Max Planck Institute for Innovation and Competition, Munich, Room 313
The goal of this paper is to analyze whether the policy changes that have occurred in the European SEP licensing regulation affect the way agents negotiate SEP licenses with each other. In fact, the European SEP licensing regulation landscape has gone through three major policy changes since 2009: the Orange book standard (only Germany), the Samsung/Motorola decisions (EU-wide) and the Huawei v. ZTE judgement (EU-wide). Even though these reforms sought the same objective – namely sustaining innovation, healthy competition and protecting consumers from monopoly power – their means are, to some extent, quite divergent. Whilst the first policy change established rather strict conditions on the patent implementers, the second one reversed the situation completely, providing a safe harbour to patent users.
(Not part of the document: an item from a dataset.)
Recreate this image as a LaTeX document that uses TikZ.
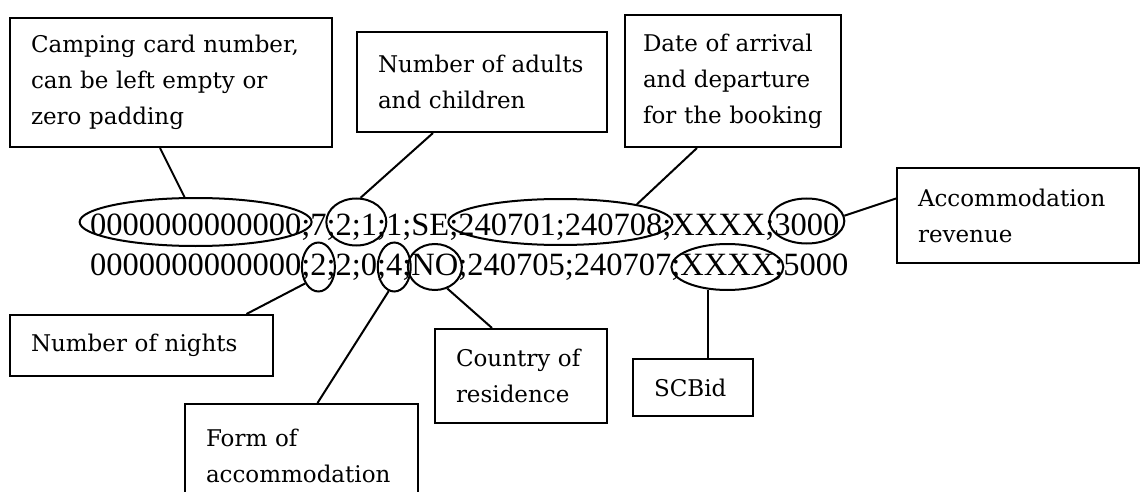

In an attempt to clarify the issues raised by such a drastic reversal, the third policy change attempts to reach a balance between the previous two regulations, in order to provide a fair environment to the contracting parties.
We apply a simple Nash bargaining environment to SEP license negotiations in order to study how the changing institutions affect the outcome of such negotiations. By parameterizing policy changes, we are able to see how these alter the disagreement points of the negotiation game and, potentially, define the feasible bargaining range of successful negotiations.